Read all the articles on this site. Download the time tracker and use it (spreadsheet that helps with documenting residential time, child related costs and small notes) it helped us get a drop in child support when BM's income surpassed DH's -- yes, in WA. Use a journal for the occurrences so that you can be detailed. Try to keep feelings real but minimal and try to keep name calling out of it. Read the article on documenting.

He may have to submit to urine testing to get it ordered for BM. He will need some positive proof that BM has been using since the last trial. A reputable PI ($200-300) can save you thousands in attorneys fees.

If his ducks are not in a row, get that going. (For example, What is more important, a beer after work or his daughter returned to his home?)
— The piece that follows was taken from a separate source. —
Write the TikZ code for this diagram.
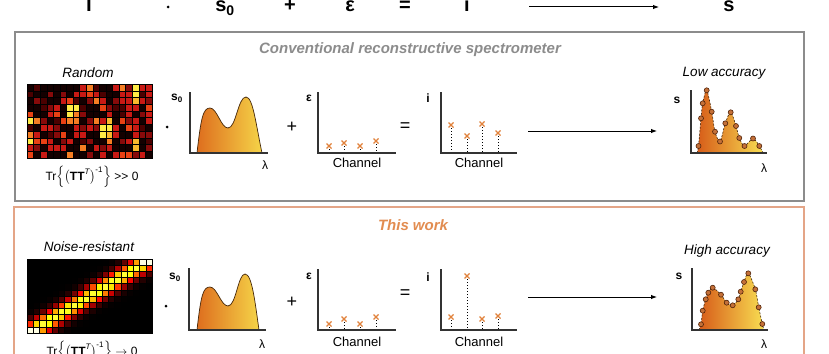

You have a lot to do while biding your time. If what you report about the mother is accurate, I suggest you constantly pray for the safety of DD while you are getting this together, cause it is going to take some Divine intervention to keep that dear child safe and sane. I know I will be.
A true soldier fights, not because he hates what is in front of him, but because he loves whats behind him...dear parents, please remember not to continue to fight because you hate your ex, but because you love your children.